___ Source data ___
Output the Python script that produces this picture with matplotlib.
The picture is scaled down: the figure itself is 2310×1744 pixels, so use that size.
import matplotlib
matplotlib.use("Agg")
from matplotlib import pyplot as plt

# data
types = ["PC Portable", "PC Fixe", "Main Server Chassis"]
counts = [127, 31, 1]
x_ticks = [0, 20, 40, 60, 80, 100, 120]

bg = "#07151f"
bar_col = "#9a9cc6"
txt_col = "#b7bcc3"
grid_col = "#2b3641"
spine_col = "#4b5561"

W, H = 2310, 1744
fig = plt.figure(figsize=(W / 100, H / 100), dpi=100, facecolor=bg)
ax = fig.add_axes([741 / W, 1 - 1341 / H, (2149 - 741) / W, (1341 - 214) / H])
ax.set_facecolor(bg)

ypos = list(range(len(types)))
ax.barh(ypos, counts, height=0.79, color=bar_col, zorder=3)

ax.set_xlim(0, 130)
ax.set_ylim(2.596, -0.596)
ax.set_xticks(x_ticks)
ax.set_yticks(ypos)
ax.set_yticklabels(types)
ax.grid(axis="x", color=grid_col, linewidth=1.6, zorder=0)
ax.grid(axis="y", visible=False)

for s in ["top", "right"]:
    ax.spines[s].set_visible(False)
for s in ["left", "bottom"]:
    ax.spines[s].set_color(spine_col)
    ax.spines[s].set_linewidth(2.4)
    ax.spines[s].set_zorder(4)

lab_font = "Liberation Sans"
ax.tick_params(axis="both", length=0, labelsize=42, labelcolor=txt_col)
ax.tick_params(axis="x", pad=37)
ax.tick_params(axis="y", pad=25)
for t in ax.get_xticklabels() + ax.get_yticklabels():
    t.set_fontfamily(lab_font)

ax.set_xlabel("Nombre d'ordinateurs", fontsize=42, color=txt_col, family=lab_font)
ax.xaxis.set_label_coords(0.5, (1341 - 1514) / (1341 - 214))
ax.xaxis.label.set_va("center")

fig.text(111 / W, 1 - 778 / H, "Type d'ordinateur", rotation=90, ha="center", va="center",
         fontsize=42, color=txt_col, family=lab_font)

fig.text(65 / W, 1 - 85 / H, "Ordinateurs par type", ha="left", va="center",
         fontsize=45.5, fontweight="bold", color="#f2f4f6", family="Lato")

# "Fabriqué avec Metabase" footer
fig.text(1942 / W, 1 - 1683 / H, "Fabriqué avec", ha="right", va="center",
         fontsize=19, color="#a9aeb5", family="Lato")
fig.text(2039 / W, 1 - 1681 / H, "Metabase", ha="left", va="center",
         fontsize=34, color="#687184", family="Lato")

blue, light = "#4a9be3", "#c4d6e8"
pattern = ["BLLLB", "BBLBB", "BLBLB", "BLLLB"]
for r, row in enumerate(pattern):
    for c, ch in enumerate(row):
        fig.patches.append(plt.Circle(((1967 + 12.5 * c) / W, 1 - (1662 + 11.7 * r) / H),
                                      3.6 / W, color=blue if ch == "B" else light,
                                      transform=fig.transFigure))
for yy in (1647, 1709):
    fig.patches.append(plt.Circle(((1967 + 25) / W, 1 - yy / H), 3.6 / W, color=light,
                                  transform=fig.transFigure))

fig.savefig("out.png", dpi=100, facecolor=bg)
___
[Goal]
Extract all of the data above and output it character for character.

[Answer to this exercise]
Output the Python script that produces this picture with matplotlib.
The picture is scaled down: the figure itself is 2310×1744 pixels, so use that size.
import matplotlib
matplotlib.use("Agg")
from matplotlib import pyplot as plt

# data
types = ["PC Portable", "PC Fixe", "Main Server Chassis"]
counts = [127, 31, 1]
x_ticks = [0, 20, 40, 60, 80, 100, 120]

bg = "#07151f"
bar_col = "#9a9cc6"
txt_col = "#b7bcc3"
grid_col = "#2b3641"
spine_col = "#4b5561"

W, H = 2310, 1744
fig = plt.figure(figsize=(W / 100, H / 100), dpi=100, facecolor=bg)
ax = fig.add_axes([741 / W, 1 - 1341 / H, (2149 - 741) / W, (1341 - 214) / H])
ax.set_facecolor(bg)

ypos = list(range(len(types)))
ax.barh(ypos, counts, height=0.79, color=bar_col, zorder=3)

ax.set_xlim(0, 130)
ax.set_ylim(2.596, -0.596)
ax.set_xticks(x_ticks)
ax.set_yticks(ypos)
ax.set_yticklabels(types)
ax.grid(axis="x", color=grid_col, linewidth=1.6, zorder=0)
ax.grid(axis="y", visible=False)

for s in ["top", "right"]:
    ax.spines[s].set_visible(False)
for s in ["left", "bottom"]:
    ax.spines[s].set_color(spine_col)
    ax.spines[s].set_linewidth(2.4)
    ax.spines[s].set_zorder(4)

lab_font = "Liberation Sans"
ax.tick_params(axis="both", length=0, labelsize=42, labelcolor=txt_col)
ax.tick_params(axis="x", pad=37)
ax.tick_params(axis="y", pad=25)
for t in ax.get_xticklabels() + ax.get_yticklabels():
    t.set_fontfamily(lab_font)

ax.set_xlabel("Nombre d'ordinateurs", fontsize=42, color=txt_col, family=lab_font)
ax.xaxis.set_label_coords(0.5, (1341 - 1514) / (1341 - 214))
ax.xaxis.label.set_va("center")

fig.text(111 / W, 1 - 778 / H, "Type d'ordinateur", rotation=90, ha="center", va="center",
         fontsize=42, color=txt_col, family=lab_font)

fig.text(65 / W, 1 - 85 / H, "Ordinateurs par type", ha="left", va="center",
         fontsize=45.5, fontweight="bold", color="#f2f4f6", family="Lato")

# "Fabriqué avec Metabase" footer
fig.text(1942 / W, 1 - 1683 / H, "Fabriqué avec", ha="right", va="center",
         fontsize=19, color="#a9aeb5", family="Lato")
fig.text(2039 / W, 1 - 1681 / H, "Metabase", ha="left", va="center",
         fontsize=34, color="#687184", family="Lato")

blue, light = "#4a9be3", "#c4d6e8"
pattern = ["BLLLB", "BBLBB", "BLBLB", "BLLLB"]
for r, row in enumerate(pattern):
    for c, ch in enumerate(row):
        fig.patches.append(plt.Circle(((1967 + 12.5 * c) / W, 1 - (1662 + 11.7 * r) / H),
                                      3.6 / W, color=blue if ch == "B" else light,
                                      transform=fig.transFigure))
for yy in (1647, 1709):
    fig.patches.append(plt.Circle(((1967 + 25) / W, 1 - yy / H), 3.6 / W, color=light,
                                  transform=fig.transFigure))

fig.savefig("out.png", dpi=100, facecolor=bg)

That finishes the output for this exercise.